--- Task to carry out ---
Work through the listing below and count the lines that hold "chart". Answer with the number alone.
── Data section ──
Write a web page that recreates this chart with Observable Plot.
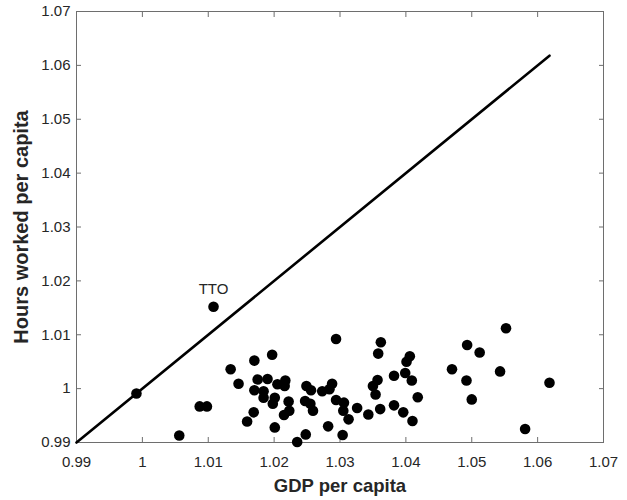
<!DOCTYPE html>
<html>
<head>
<meta charset="utf-8">
<script src="https://cdn.jsdelivr.net/npm/d3@7"></script>
<script src="https://cdn.jsdelivr.net/npm/@observablehq/plot@0.6"></script>
<style>
  html, body { margin: 0; padding: 0; background: #fff; }
  #chart { width: 627px; height: 500px; }
</style>
</head>
<body>
<div id="chart"></div>
<script>
// GDP per capita (x) and hours worked per capita (y)
const gdp = [
  0.9991, 1.0108, 1.0056, 1.0087, 1.0098, 1.0134, 1.0146, 1.0170, 1.0197, 1.0175,
  1.0190, 1.0170, 1.0184, 1.0184, 1.0201, 1.0198, 1.0205, 1.0217, 1.0216, 1.0222,
  1.0223, 1.0215, 1.0169, 1.0159, 1.0201, 1.0235, 1.0294, 1.0362, 1.0358, 1.0406,
  1.0401, 1.0470, 1.0399, 1.0382, 1.0409, 1.0357, 1.0350, 1.0354, 1.0418, 1.0382,
  1.0396, 1.0410, 1.0361, 1.0343, 1.0326, 1.0313, 1.0304, 1.0305, 1.0306, 1.0294,
  1.0282, 1.0288, 1.0284, 1.0273, 1.0249, 1.0256, 1.0247, 1.0255, 1.0259, 1.0248,
  1.0552, 1.0493, 1.0512, 1.0543, 1.0492, 1.0618, 1.0500, 1.0581
];
const hours = [
  0.9991, 1.0152, 0.9913, 0.9967, 0.9967, 1.0036, 1.0009, 1.0052, 1.0063, 1.0017,
  1.0018, 0.9997, 0.9995, 0.9983, 0.9983, 0.9972, 1.0008, 1.0015, 1.0005, 0.9976,
  0.9959, 0.9951, 0.9956, 0.9939, 0.9928, 0.9901, 1.0092, 1.0086, 1.0065, 1.0060,
  1.0050, 1.0036, 1.0029, 1.0024, 1.0015, 1.0016, 1.0005, 0.9989, 0.9984, 0.9969,
  0.9956, 0.9940, 0.9962, 0.9952, 0.9964, 0.9943, 0.9914, 0.9959, 0.9974, 0.9979,
  0.9930, 1.0009, 0.9999, 0.9995, 1.0005, 0.9997, 0.9977, 0.9972, 0.9959, 0.9915,
  1.0112, 1.0081, 1.0067, 1.0032, 1.0015, 1.0011, 0.9980, 0.9925
];
const labels = ["", "TTO"];
const tickValues = [0.99, 1.00, 1.01, 1.02, 1.03, 1.04, 1.05, 1.06, 1.07];
const tickLabels = ["0.99", "1", "1.01", "1.02", "1.03", "1.04", "1.05", "1.06", "1.07"];
const xTitle = "GDP per capita";
const yTitle = "Hours worked per capita";

const points = gdp.map((x, i) => ({x, y: hours[i], label: labels[i] || ""}));
const lo = tickValues[0];
const diag = [lo, d3.max(gdp)].map(v => ({x: v, y: v}));
const fmt = d => tickLabels[tickValues.findIndex(t => Math.abs(t - d) < 1e-9)];

const axisColor = "#6e6e6e";
const textColor = "#262626";
const font = "Liberation Sans, Arial, Helvetica, sans-serif";

const chart = Plot.plot({
  width: 627,
  height: 500,
  marginLeft: 76,
  marginRight: 24,
  marginTop: 11,
  marginBottom: 58,
  style: {fontFamily: font, background: "#fff", overflow: "visible"},
  x: {domain: [0.99, 1.07]},
  y: {domain: [0.99, 1.07]},
  marks: [
    Plot.frame({stroke: axisColor, strokeWidth: 1}),
    // bottom & left tick labels
    Plot.axisX({anchor: "bottom", ticks: tickValues, tickFormat: fmt, tickSize: 0, tickPadding: 14,
      fontSize: 15, fill: textColor, label: null}),
    Plot.axisY({anchor: "left", ticks: tickValues, tickFormat: fmt, tickSize: 0, tickPadding: 6,
      fontSize: 15, fill: textColor, label: null}),
    // inward ticks on all four sides
    Plot.axisX({anchor: "bottom", ticks: tickValues, tickSize: -5, text: null, label: null, stroke: axisColor}),
    Plot.axisX({anchor: "top", ticks: tickValues, tickSize: -5, text: null, label: null, stroke: axisColor}),
    Plot.axisY({anchor: "left", ticks: tickValues, tickSize: -5, text: null, label: null, stroke: axisColor}),
    Plot.axisY({anchor: "right", ticks: tickValues, tickSize: -5, text: null, label: null, stroke: axisColor}),
    // axis titles
    Plot.text([xTitle], {frameAnchor: "bottom", dy: 44, lineAnchor: "middle", textAnchor: "middle",
      text: d => d, fontSize: 18.5, fontWeight: "bold", fill: textColor}),
    Plot.text([yTitle], {frameAnchor: "left", dx: -55, rotate: -90, textAnchor: "middle",
      lineAnchor: "middle", text: d => d, fontSize: 20, fontWeight: "bold", fill: textColor}),
    // 45-degree line
    Plot.line(diag, {x: "x", y: "y", stroke: "#000", strokeWidth: 2.6}),
    // points
    Plot.dot(points, {x: "x", y: "y", r: 5.3, fill: "#000", stroke: "none"}),
    Plot.text(points.filter(d => d.label), {x: "x", y: "y", text: "label", dy: -18,
      fontSize: 15, fill: textColor})
  ]
});
document.getElementById("chart").appendChild(chart);
</script>
</body>
</html>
───
--- Task output ---
5